Oy, this poor chap from the BBC. This must be worse than interviewing John Kerry. Equally as patronizing, but at least Kerry would've been sober...

This really is Hitchens at his best. This piece tries to focus on sex (Mark Foley), patronizes the Left (for attacking Allen), ignores the real issue (Iraq); all while delivering a narrative about the author. I know that it's wrong to attack the messenger and not the message, but there's nothing to attack here but the author's amusing (mis)perceptions of American politics.

1 Comments:

Blogger Fried Catfish said...

First of all, I can't stand it when a Limey criticizes our government and democracy. Last time I checked, I DO have a Bill of Rights, and I don't answer to a Queen.

And I really can't stand it when that Limey is Christopher Hitchens.
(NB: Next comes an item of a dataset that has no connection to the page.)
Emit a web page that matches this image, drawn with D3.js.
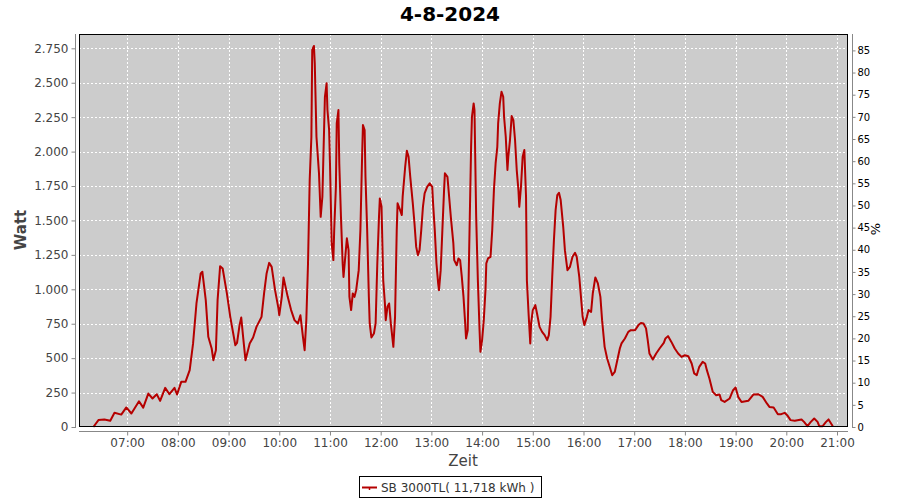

As for his mention of Mark Foley, not too surprising coming from an author whose last major contribution to Vanity Fair was the History of the Blow Job. If Hitchens is concerned by the minor hangups that influence American voting, let's talk about his hangup over something equally minor - Clinton's blow job. Americans can't be concerned with racism, or a war they shouldn't be involved in, or possible pedophilia, but they sure as hell better be concerned with who's getting a blow job.

As for the minor issues that Americans seemed to be hung up with this election, I point the finger squarely at you, Mr. Hitchens. You are a member of the media, and it's the media that chooses to conflate and explode these issues. The media chooses the debate, and thus, you are to blame Mr. Hitchens. How dare you criticize us.